Our target was the Diana, Princess of Wales Memorial Garden. A granite water feature which attracts many visitors who often to just sit, and take in the different sounds from the water bubbling or crashing through the various sculptured features on its way around the circular feature. A peaceful space to remember the many aspects of a short but influential life.
Time to head back to the formal part of the day.
Security at the entrance we chose, at the lower side of the grounds, was high as expected, but efficiency moved the guests through the cordon of machine gun armed police, to the more welcoming military uniforms of the Palace staff. Quicker than we expected, we were into the grounds and wow, what a place to find yourself in.
Despite having seen the gardens on the television and in photographs, my first impression was of it being far more natural in its layout than I might have imagined. At 40 acres, it’s a big space. The age of many of the trees and the huge diversity of planting from hundreds of years of royal patronage makes it a forest, then a shady glade, then a lakeside stroll with rocky outcrops and finally rolling lawns; a microcosm of English countryside re-created in walled privacy.
But we were not alone. Around eight thousand people attend each of the four garden parties hosted by the Queen each year. The space was soon awash with suites and uniforms of almost every cultural, religious and military background. Then of course, the best of frocks adjourned by a sea of hats and fascinators in every style and colour you could ever imagine. Here are just a couple of them, yes, it’s me and my sister.
There was plenty of time to walk and watch and then sit a while and just absorb the wonder that this event is. Obviously well planned and rehearsed for many decade, everything was just perfect.
The more formal part of the afternoon was signalled by the arrival of the Yoman Warders. Normally found at the Tower of London, they made space in front of the palace steps for the arrival of the Royal party. With diplomatic and other guests, having been entertained inside the palace slowly moving through the two channels of we ordinary guests, the familiar but slight form of the Queen appeared on the terrace.

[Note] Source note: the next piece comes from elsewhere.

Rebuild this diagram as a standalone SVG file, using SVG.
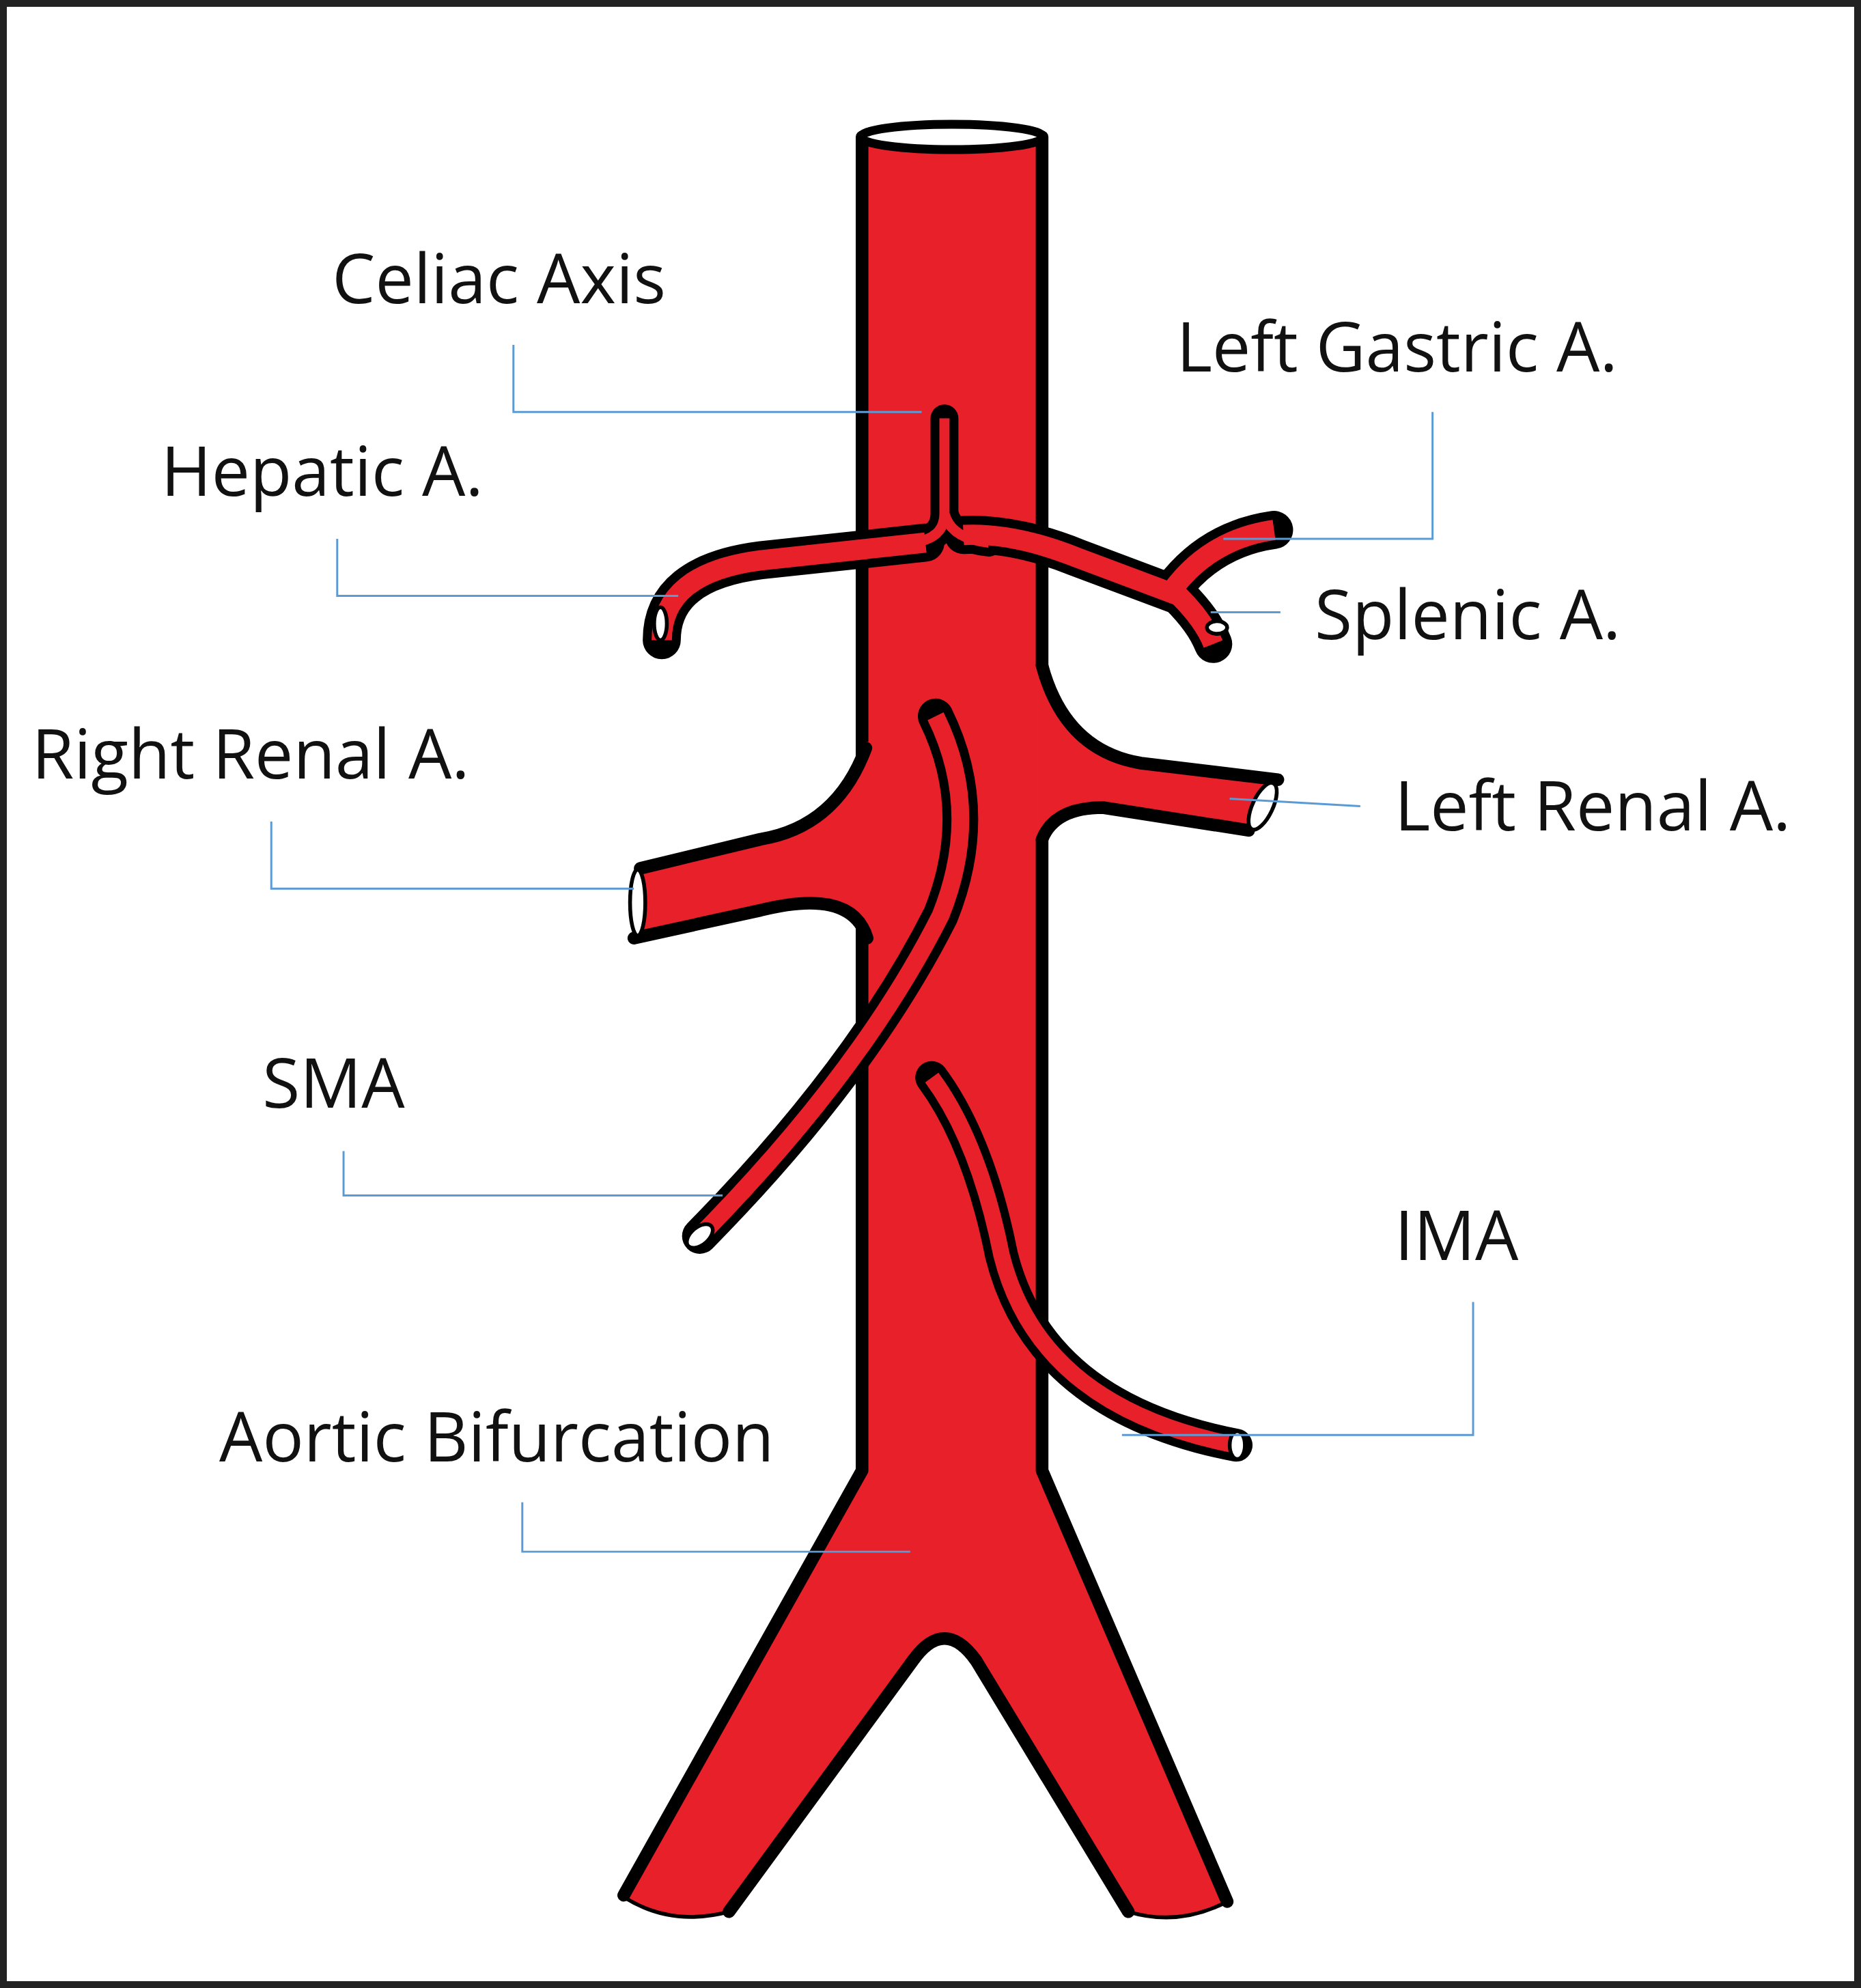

She was dressed in pale apricot pink. Other members of the Royal family followed closely, but not too closely, to stand with the queen at the top of the steps for the National Anthem to be played by one of the two military bands on duty. Having managed to get close to the front of the crowd, we had as good a view as we had hoped.
The Queen and The Prince Phillip made their way down one of the corridors of guests to a long line of individuals selected to be presented to her Majesty. Other members of the family made small talk and greeted many other guests as they made their way round towards the Royal Tea Tent. Both were very measured but relaxed encounters which took more than 45 minutes. It was what many of the guests came there to be part of. The Duke and Duchess of Cambridge, The Prince Willian and Kate, were obviously a crowd favourite, although the more mature members of the wider family were equally welcomed for their interest in all the guests they met.

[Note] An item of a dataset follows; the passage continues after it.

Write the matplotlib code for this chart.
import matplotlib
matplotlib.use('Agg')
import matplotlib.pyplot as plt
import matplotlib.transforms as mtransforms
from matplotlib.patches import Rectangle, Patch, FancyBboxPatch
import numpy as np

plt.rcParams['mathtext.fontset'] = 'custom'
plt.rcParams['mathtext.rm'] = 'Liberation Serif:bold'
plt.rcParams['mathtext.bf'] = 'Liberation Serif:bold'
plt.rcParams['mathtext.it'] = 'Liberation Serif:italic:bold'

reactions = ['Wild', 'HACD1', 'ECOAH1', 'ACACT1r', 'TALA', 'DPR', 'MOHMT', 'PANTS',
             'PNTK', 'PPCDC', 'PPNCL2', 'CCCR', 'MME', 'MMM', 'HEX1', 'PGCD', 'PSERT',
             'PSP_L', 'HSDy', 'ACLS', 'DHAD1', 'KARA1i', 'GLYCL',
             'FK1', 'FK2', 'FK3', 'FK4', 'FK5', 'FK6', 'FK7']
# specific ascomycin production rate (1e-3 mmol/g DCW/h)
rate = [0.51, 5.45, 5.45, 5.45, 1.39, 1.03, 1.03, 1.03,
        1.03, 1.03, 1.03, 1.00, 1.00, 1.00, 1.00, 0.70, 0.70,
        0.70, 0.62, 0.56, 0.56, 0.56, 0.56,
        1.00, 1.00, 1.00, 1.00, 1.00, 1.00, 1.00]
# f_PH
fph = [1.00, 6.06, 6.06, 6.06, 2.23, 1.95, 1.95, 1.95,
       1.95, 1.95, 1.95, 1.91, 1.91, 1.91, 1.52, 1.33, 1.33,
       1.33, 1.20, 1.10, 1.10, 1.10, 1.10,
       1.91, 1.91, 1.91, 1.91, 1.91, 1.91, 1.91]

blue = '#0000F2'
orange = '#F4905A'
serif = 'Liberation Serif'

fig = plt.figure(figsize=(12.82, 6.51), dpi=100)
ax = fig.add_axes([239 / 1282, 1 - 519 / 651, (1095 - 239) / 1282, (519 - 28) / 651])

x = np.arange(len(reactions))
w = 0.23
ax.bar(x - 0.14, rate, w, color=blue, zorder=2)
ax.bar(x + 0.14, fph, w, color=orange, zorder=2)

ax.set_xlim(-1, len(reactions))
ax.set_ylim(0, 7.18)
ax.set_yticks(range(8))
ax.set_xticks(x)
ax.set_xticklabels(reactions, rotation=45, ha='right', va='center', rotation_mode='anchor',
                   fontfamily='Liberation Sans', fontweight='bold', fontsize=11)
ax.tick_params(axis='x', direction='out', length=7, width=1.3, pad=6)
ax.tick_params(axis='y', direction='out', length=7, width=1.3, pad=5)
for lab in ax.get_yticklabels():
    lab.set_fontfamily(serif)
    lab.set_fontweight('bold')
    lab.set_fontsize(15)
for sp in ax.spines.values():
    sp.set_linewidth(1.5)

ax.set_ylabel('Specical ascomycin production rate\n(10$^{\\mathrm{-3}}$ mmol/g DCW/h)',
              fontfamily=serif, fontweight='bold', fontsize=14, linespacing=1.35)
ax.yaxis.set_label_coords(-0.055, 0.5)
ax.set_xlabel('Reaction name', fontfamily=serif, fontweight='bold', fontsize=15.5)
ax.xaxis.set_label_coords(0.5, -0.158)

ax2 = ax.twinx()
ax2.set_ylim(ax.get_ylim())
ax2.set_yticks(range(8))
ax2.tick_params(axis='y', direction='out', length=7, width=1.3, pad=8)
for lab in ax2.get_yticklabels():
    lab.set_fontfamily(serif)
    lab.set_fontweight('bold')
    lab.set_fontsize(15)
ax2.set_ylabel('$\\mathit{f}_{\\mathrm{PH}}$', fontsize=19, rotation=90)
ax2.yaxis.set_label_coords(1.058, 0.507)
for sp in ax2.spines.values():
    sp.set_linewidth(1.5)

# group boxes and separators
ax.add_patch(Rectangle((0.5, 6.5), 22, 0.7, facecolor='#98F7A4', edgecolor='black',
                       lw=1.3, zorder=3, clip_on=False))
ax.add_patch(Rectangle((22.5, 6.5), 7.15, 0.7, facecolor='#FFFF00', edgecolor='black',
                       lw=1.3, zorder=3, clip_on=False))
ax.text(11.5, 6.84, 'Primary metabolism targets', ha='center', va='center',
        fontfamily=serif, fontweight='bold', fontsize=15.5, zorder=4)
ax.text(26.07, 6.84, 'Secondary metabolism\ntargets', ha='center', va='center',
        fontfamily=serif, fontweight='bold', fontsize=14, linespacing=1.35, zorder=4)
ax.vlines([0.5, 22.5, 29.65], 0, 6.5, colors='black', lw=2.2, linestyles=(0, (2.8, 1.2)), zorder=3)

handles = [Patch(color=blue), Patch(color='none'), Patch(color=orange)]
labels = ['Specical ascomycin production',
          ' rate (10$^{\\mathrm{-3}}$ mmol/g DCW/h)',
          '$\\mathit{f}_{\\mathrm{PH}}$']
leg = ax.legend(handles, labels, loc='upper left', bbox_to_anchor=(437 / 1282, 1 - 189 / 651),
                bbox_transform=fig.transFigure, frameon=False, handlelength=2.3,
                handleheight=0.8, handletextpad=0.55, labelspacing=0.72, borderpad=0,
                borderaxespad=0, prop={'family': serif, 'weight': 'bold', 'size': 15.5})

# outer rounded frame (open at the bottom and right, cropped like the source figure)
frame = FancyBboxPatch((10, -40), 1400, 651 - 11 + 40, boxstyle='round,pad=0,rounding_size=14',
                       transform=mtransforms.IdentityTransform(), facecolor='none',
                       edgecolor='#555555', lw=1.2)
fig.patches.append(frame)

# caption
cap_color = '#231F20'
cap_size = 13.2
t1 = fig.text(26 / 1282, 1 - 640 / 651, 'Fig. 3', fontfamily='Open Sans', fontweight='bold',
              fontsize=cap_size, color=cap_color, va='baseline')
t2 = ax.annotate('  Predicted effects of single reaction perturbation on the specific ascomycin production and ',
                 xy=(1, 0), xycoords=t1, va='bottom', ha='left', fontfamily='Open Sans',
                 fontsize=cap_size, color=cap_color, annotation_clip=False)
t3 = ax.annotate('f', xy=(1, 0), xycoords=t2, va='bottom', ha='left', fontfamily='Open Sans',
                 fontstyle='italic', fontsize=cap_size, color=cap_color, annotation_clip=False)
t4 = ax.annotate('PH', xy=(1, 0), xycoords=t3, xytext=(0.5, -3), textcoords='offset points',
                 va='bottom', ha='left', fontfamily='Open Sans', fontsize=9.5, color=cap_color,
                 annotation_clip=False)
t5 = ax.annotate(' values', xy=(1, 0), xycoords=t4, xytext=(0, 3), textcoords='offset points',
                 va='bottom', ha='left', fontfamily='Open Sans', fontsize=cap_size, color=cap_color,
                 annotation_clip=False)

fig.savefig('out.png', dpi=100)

And then came the famous Afternoon Tea. Organisation and execution ‘par excellance’.
Having known of one other couple from my sister’s village being there, we didn’t manage to find them, but did stumble into another lady that we didn’t know about. Low and behold, another couple overhearing the mention of Birmingham also joined us in conversation while we ate and drank and soaked in the marvellous atmosphere, sights and sounds.
The royal party eventually finished their own refreshments and, after more formalities for the royal guests to thank the Queen, the Royal party made their way back towards the Palace but took time once more to meet and greet more guests on their way.
That was the formal day done. A last glimpse of members of the royal family saying their own farewells before leaving in various vehicles, allowed us then to leave the grounds. Our choice was the Grand Entrance, the world-famous frontage of the Palace. With the usual tourist lined railings, many wondering what the event might have been we had a final photograph. The feeling to be on the inside is very special.
With time in our schedule, we headed for yet another royal park, St James’s, at the side of the Mall. Finding the café, I had used many times in the past, a relaxing tea and welcome sit down was welcome. Here we watched both people and wildlife while reflecting on the marvellous privilege we had just been part of.
Still too early for the train, a short walk past Horse Guards Parade to Trafalgar square, a wave to Nelson on his column and we headed back into the underground. A crowded five stops back to Marylebone station left us to wait for the train back north. There was so much to ponder from the sights and sounds of the afternoon, the time went quickly and we were soon seated in our transport.
The only annoyance in the perfect day was the continued aftermath of the traffic problems in Birmingham. Having booked to go from, and return to, the city centre, but then having left the car at a different station, we were amused to find that the train didn’t stop at the one we needed, at that time of night. Quick thinking and patience had us alighting at yet another station on rout and then a taxi to the carpark found us soon home and safe, still basking in the days wonders.